Conducting fieldwork in the countries where she works, such as Pakistan and Malawi, brings certain risks. "Her argument for engaging in what some may consider dangerous work is that it is precisely these neglected populations-the invisible and voiceless women-who need the most help," says Duncan Saunders, professor emeritus.

Mumtaz hopes her research provides essential information for decision making by policy makers. She explains that it can take time-sometimes many years-for public health research to result in policy changes. "Things have improved," she says. "Between 1990 and 2015, maternal mortality rates have decreased by 44% globally. Childbirth is safer today, but we still have a long ways to go."

"Addressing inequities is the key," she adds. "This is a global challenge."

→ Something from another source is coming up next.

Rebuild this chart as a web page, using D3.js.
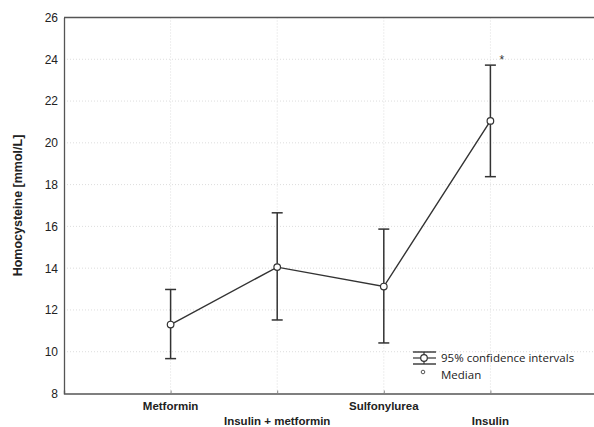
<!DOCTYPE html>
<html><head><meta charset="utf-8">
<script src="https://cdn.jsdelivr.net/npm/d3@7"></script>
<style>body{margin:0;background:#fff}</style>
</head><body>
<svg id="c" width="594" height="427"></svg>
<script>
const categories = ["Metformin", "Insulin + metformin", "Sulfonylurea", "Insulin"];
const medians = [11.3, 14.05, 13.12, 21.05];
const lowerCI = [9.67, 11.52, 10.42, 18.38];
const upperCI = [12.98, 16.65, 15.87, 23.72];
const yTicks = [8, 10, 12, 14, 16, 18, 20, 22, 24, 26];
const annotations = ["", "", "", "*"];

(function () {
const svg = d3.select("#c");
const pL = 64, pR = 597, pT = 17.5, pB = 393.5;
const x = d3.scaleLinear().domain([0, 5]).range([pL, pR]);
const y = d3.scaleLinear().domain([8, 26]).range([pB, pT]);

// grid
svg.append("g").selectAll("line").data(yTicks.slice(1, -1)).join("line")
  .attr("x1", pL).attr("x2", pR).attr("y1", d => y(d)).attr("y2", d => y(d))
  .attr("stroke", "#ddd").attr("stroke-width", 1).attr("stroke-dasharray", "1,2");
svg.append("g").selectAll("line").data(categories).join("line")
  .attr("x1", (d, i) => x(i + 1)).attr("x2", (d, i) => x(i + 1))
  .attr("y1", pT).attr("y2", pB)
  .attr("stroke", "#ddd").attr("stroke-width", 1).attr("stroke-dasharray", "1,2");

// axes
const yAxis = d3.axisLeft(y).tickValues(yTicks).tickSize(0).tickPadding(6);
const gy = svg.append("g").attr("transform", `translate(${pL},0)`).call(yAxis);
gy.select(".domain").attr("stroke", "#555").attr("stroke-width", 1.3);
gy.selectAll("text").attr("font-family", "Liberation Sans, Arial").attr("font-size", 12).attr("fill", "#222");

const xAxis = d3.axisBottom(x).tickValues([1, 2, 3, 4]).tickSize(-3).tickFormat("");
const gx = svg.append("g").attr("transform", `translate(0,${pB})`).call(xAxis);
gx.select(".domain").attr("stroke", "#555").attr("stroke-width", 1.3);
gx.selectAll(".tick line").attr("stroke", "#888");

svg.append("line").attr("x1", pL).attr("x2", pR).attr("y1", pT).attr("y2", pT)
  .attr("stroke", "#555").attr("stroke-width", 1.3);

svg.append("g").selectAll("text").data(categories).join("text")
  .attr("x", (d, i) => x(i + 1)).attr("y", (d, i) => i % 2 === 0 ? 410 : 425)
  .attr("text-anchor", "middle").attr("font-family", "Liberation Sans, Arial")
  .attr("font-weight", "bold").attr("font-size", 11.5).attr("fill", "#222").text(d => d);

svg.append("text").attr("transform", `translate(22,${(pT + pB) / 2}) rotate(-90)`)
  .attr("text-anchor", "middle").attr("font-family", "Liberation Sans, Arial")
  .attr("font-weight", "bold").attr("font-size", 12.5).attr("fill", "#222")
  .text("Homocysteine [mmol/L]");

// error bars
const eb = svg.append("g").attr("stroke", "#333").attr("stroke-width", 1.5);
categories.forEach((c, i) => {
  const cx = x(i + 1);
  eb.append("line").attr("x1", cx).attr("x2", cx).attr("y1", y(lowerCI[i])).attr("y2", y(upperCI[i]));
  eb.append("line").attr("x1", cx - 5.5).attr("x2", cx + 5.5).attr("y1", y(lowerCI[i])).attr("y2", y(lowerCI[i]));
  eb.append("line").attr("x1", cx - 5.5).attr("x2", cx + 5.5).attr("y1", y(upperCI[i])).attr("y2", y(upperCI[i]));
});

// line
svg.append("path").datum(medians)
  .attr("d", d3.line().x((d, i) => x(i + 1)).y(d => y(d)))
  .attr("fill", "none").attr("stroke", "#333").attr("stroke-width", 1.4);

svg.append("g").selectAll("circle").data(medians).join("circle")
  .attr("cx", (d, i) => x(i + 1)).attr("cy", d => y(d)).attr("r", 3.3)
  .attr("fill", "#fff").attr("stroke", "#333").attr("stroke-width", 1.2);

svg.append("g").selectAll("text").data(annotations).join("text")
  .attr("x", (d, i) => x(i + 1) + 9).attr("y", (d, i) => y(upperCI[i]) - 1)
  .attr("font-family", "Liberation Sans, Arial").attr("font-size", 12).attr("fill", "#333")
  .text(d => d);

// legend
const lg = svg.append("g");
const lx = 424, ly = 358;
lg.append("line").attr("x1", lx - 11).attr("x2", lx + 12).attr("y1", ly - 6).attr("y2", ly - 6).attr("stroke", "#333").attr("stroke-width", 1.4);
lg.append("line").attr("x1", lx - 11).attr("x2", lx + 12).attr("y1", ly + 6).attr("y2", ly + 6).attr("stroke", "#333").attr("stroke-width", 1.4);
lg.append("line").attr("x1", lx - 11).attr("x2", lx + 12).attr("y1", ly).attr("y2", ly).attr("stroke", "#333").attr("stroke-width", 1.2);
lg.append("line").attr("x1", lx).attr("x2", lx).attr("y1", ly - 6).attr("y2", ly + 6).attr("stroke", "#333").attr("stroke-width", 1.2);
lg.append("circle").attr("cx", lx).attr("cy", ly).attr("r", 3.3).attr("fill", "#fff").attr("stroke", "#333").attr("stroke-width", 1.2);
lg.append("circle").attr("cx", lx - 1).attr("cy", 372).attr("r", 1.8).attr("fill", "#fff").attr("stroke", "#555").attr("stroke-width", 1);
lg.append("text").attr("x", 441).attr("y", 362).attr("font-family", "Open Sans, Noto Sans").attr("font-size", 11.5).attr("fill", "#222").text("95% confidence intervals");
lg.append("text").attr("x", 441).attr("y", 379).attr("font-family", "Open Sans, Noto Sans").attr("font-size", 11.5).attr("fill", "#222").text("Median");
})();
</script>
</body></html>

Matthias Ruth, University of Alberta vice-president (research and innovation), reinforces the connection between Mumtaz's research and healthy public policies. "She bridges the gulf between the voiceless, poor, socially excluded women in villages, and policy makers and managers in the governments of Pakistan, Malawi, non-governmental organizations and international organizations."

Her innovative research aligns with key health and social trends and will inform and influence the future of global maternal health. It also aligns with the focus of the Royal Society on mobilizing members to make significant contributions of knowledge for the betterment of society.

According to Saunders, "It is Mumtaz's recognition and reinforcement of the Royal College's and Canada's commitment to social justice and reduction of health inequities that highlights her unique contribution."